* [Given exercise]:
Give again, exactly as written, the lines of the records below from the line with "Recreate this image" to the line with "const labels = ['L', 'H', 'P', 'D". Both end lines count; pictures do not.

* [Records provided]:

= = =

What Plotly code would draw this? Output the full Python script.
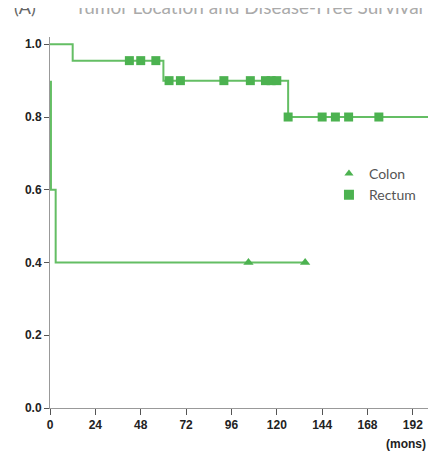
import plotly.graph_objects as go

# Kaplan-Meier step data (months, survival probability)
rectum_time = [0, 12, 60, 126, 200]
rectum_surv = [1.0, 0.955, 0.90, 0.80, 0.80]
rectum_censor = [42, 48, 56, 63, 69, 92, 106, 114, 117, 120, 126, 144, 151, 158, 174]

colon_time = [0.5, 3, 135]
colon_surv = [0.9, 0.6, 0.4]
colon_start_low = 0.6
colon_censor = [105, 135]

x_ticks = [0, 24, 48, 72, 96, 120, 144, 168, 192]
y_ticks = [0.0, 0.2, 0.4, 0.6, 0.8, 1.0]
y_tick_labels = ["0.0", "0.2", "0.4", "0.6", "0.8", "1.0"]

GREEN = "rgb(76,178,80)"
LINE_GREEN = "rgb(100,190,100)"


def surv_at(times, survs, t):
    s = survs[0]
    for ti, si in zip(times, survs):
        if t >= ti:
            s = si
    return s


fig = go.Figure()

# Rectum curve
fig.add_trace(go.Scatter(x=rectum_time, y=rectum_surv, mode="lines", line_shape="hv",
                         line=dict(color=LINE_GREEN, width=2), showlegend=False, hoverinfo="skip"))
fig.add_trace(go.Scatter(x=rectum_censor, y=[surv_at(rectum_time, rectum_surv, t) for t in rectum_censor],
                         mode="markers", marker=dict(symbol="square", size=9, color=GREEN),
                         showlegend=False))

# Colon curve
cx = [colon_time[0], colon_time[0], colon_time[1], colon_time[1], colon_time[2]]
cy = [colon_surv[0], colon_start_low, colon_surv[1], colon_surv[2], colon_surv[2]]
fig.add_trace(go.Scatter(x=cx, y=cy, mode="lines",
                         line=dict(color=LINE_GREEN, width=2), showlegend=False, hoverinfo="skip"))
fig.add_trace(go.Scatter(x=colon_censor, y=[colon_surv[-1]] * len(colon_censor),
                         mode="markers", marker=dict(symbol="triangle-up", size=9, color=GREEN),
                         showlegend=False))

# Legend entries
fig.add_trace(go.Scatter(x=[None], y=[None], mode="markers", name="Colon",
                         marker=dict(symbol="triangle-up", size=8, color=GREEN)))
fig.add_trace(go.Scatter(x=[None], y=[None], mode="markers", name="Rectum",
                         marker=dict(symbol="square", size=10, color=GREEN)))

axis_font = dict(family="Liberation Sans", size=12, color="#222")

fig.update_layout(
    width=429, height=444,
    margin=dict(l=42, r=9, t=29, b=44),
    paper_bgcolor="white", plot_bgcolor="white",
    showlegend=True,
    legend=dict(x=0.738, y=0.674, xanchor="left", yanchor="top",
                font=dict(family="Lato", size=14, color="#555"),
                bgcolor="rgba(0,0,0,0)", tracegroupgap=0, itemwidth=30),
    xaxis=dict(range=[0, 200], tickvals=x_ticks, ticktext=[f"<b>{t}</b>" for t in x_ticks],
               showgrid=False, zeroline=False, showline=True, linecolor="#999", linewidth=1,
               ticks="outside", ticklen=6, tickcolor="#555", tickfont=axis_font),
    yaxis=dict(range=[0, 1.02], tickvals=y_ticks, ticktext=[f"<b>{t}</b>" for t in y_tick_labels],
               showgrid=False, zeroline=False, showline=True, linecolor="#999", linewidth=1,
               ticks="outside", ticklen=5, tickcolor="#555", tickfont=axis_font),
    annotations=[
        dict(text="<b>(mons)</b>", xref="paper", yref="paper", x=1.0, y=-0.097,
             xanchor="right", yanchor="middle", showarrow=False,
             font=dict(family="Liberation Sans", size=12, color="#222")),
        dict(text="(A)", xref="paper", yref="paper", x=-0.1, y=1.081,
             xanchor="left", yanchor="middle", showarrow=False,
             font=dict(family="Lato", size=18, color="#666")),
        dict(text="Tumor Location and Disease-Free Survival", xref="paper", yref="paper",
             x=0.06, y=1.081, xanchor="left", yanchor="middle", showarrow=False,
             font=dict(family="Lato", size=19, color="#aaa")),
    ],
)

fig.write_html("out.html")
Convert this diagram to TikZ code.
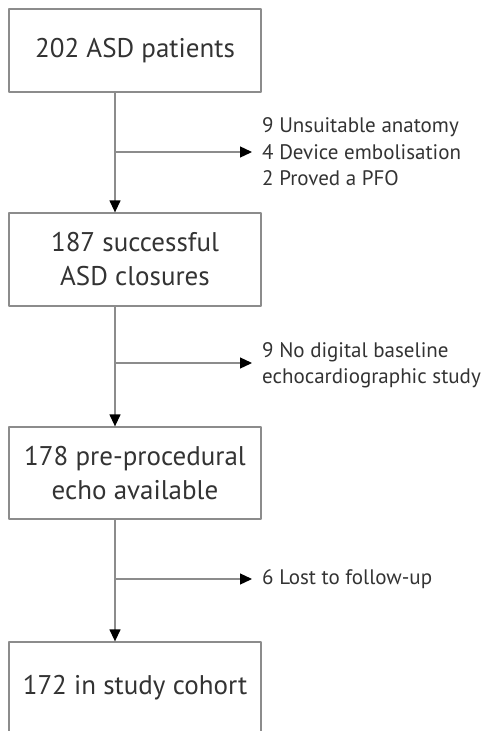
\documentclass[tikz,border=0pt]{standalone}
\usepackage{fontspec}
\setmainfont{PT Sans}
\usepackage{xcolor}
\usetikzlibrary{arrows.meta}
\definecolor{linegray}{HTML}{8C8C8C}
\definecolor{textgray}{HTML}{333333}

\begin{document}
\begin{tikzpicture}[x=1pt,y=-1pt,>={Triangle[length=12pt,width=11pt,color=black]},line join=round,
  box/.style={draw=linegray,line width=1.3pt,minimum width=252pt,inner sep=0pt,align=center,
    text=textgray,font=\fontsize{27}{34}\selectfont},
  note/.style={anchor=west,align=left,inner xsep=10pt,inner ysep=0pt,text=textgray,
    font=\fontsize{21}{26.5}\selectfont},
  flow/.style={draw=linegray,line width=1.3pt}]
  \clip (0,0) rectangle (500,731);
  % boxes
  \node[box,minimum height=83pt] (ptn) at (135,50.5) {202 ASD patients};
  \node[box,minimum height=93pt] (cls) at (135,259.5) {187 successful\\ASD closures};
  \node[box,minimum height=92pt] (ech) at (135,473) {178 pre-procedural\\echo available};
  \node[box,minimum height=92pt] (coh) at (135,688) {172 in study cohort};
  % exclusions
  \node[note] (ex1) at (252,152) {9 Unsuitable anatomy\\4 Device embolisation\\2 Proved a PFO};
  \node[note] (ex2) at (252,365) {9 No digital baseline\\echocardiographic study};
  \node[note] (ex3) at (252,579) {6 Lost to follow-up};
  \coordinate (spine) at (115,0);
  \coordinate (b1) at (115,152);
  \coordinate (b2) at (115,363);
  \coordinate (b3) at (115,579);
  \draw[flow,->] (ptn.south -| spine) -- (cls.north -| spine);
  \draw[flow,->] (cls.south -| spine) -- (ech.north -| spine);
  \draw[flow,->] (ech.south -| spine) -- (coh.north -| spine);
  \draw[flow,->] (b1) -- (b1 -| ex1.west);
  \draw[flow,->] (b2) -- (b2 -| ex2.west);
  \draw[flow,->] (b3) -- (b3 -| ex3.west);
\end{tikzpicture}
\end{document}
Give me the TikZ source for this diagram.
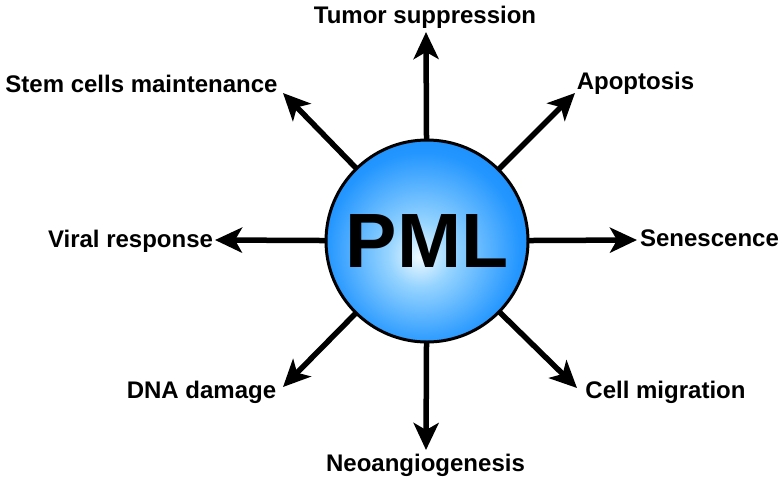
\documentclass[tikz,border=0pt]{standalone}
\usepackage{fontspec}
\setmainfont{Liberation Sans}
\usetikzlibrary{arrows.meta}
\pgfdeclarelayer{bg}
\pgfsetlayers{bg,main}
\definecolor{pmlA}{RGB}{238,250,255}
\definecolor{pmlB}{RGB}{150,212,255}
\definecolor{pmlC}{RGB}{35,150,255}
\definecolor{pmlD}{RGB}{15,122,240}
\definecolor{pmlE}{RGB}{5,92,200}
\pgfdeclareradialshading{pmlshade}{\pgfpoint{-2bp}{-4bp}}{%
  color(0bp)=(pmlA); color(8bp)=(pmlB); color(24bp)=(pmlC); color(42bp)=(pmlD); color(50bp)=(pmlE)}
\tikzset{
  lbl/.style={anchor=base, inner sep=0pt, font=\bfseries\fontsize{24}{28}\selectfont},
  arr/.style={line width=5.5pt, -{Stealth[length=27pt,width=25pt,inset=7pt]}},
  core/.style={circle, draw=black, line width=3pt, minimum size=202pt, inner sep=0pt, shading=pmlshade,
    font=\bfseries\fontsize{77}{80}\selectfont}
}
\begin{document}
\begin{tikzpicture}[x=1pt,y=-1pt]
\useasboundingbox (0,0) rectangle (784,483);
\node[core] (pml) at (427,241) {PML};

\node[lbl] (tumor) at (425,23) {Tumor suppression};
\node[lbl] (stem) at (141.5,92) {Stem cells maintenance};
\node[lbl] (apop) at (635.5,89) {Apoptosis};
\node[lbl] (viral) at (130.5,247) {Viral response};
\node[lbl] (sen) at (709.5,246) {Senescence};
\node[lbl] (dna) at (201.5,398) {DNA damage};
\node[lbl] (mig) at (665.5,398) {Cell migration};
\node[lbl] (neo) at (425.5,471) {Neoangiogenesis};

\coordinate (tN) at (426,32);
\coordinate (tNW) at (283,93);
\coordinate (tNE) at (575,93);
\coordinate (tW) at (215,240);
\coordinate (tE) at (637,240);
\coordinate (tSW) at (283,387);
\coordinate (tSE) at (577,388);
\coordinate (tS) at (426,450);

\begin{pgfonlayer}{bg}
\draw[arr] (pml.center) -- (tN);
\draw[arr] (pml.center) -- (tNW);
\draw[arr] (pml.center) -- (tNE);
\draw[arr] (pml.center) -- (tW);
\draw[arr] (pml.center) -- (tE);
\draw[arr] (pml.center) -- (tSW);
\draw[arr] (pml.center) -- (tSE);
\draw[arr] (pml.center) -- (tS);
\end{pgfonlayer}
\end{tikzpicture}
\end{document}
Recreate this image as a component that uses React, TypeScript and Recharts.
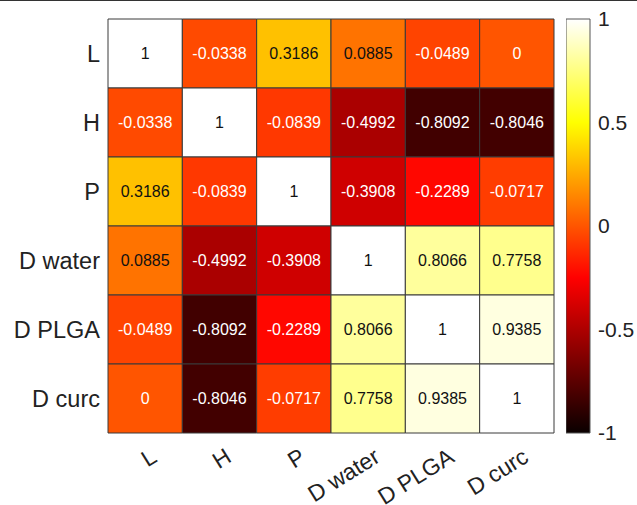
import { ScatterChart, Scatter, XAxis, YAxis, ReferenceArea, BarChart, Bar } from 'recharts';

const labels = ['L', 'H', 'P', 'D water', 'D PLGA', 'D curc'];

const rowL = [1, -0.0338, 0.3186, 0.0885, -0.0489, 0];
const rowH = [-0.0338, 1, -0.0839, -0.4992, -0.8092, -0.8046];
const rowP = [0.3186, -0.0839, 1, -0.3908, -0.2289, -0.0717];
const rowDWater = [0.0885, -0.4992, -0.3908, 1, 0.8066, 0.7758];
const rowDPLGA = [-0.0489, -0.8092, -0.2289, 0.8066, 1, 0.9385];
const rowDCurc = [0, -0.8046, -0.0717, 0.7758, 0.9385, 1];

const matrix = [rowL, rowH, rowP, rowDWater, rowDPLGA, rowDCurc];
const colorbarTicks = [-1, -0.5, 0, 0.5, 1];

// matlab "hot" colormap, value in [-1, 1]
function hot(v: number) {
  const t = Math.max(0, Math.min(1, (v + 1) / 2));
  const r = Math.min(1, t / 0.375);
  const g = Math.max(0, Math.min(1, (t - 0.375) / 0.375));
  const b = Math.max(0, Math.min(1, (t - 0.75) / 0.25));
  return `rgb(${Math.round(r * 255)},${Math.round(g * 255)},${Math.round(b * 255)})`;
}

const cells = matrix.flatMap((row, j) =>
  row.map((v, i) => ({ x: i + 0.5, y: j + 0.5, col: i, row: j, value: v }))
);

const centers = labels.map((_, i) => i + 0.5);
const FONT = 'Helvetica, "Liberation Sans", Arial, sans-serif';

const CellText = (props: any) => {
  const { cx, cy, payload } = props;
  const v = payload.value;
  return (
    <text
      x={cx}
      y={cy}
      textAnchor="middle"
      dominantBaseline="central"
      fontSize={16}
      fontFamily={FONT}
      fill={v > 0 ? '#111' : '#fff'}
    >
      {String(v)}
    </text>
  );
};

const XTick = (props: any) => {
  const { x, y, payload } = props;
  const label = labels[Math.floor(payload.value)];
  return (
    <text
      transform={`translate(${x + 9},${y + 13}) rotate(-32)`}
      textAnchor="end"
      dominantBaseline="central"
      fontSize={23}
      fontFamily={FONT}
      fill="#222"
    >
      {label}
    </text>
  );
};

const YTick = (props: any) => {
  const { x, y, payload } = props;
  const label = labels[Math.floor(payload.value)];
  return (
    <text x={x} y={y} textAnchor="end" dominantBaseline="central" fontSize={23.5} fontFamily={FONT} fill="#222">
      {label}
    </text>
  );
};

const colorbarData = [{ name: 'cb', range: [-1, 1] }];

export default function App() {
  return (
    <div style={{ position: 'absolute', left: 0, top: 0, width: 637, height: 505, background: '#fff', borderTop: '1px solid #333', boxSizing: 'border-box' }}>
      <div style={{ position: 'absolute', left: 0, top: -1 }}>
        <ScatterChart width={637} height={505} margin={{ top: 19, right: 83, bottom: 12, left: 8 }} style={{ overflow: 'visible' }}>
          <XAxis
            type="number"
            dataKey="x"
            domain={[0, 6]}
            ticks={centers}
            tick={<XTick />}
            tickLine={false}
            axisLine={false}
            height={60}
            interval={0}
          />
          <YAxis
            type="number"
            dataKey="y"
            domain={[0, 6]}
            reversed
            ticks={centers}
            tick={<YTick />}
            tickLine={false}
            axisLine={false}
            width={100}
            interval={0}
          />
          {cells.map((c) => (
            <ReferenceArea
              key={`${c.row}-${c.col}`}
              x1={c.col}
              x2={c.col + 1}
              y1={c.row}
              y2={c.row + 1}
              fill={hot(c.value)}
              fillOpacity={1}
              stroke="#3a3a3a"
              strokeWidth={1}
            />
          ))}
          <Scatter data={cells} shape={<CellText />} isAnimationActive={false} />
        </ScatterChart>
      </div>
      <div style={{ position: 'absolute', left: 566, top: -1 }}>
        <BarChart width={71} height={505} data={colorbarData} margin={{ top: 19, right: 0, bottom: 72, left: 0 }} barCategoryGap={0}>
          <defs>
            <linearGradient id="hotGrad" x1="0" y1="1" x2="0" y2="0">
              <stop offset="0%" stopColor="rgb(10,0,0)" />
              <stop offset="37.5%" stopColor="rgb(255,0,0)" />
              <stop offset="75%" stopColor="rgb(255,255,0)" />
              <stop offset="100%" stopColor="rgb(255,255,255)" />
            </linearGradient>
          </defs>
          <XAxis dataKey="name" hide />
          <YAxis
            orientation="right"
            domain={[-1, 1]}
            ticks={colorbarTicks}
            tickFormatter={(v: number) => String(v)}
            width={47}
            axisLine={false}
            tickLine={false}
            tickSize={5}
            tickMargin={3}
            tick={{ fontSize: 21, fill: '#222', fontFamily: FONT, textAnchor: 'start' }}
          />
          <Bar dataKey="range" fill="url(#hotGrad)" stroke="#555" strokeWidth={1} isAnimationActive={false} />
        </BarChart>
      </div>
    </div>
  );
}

= = =

* [Exercise output]:
Recreate this image as a component that uses React, TypeScript and Recharts.
import { ScatterChart, Scatter, XAxis, YAxis, ReferenceArea, BarChart, Bar } from 'recharts';

const labels = ['L', 'H', 'P', 'D water', 'D PLGA', 'D curc'];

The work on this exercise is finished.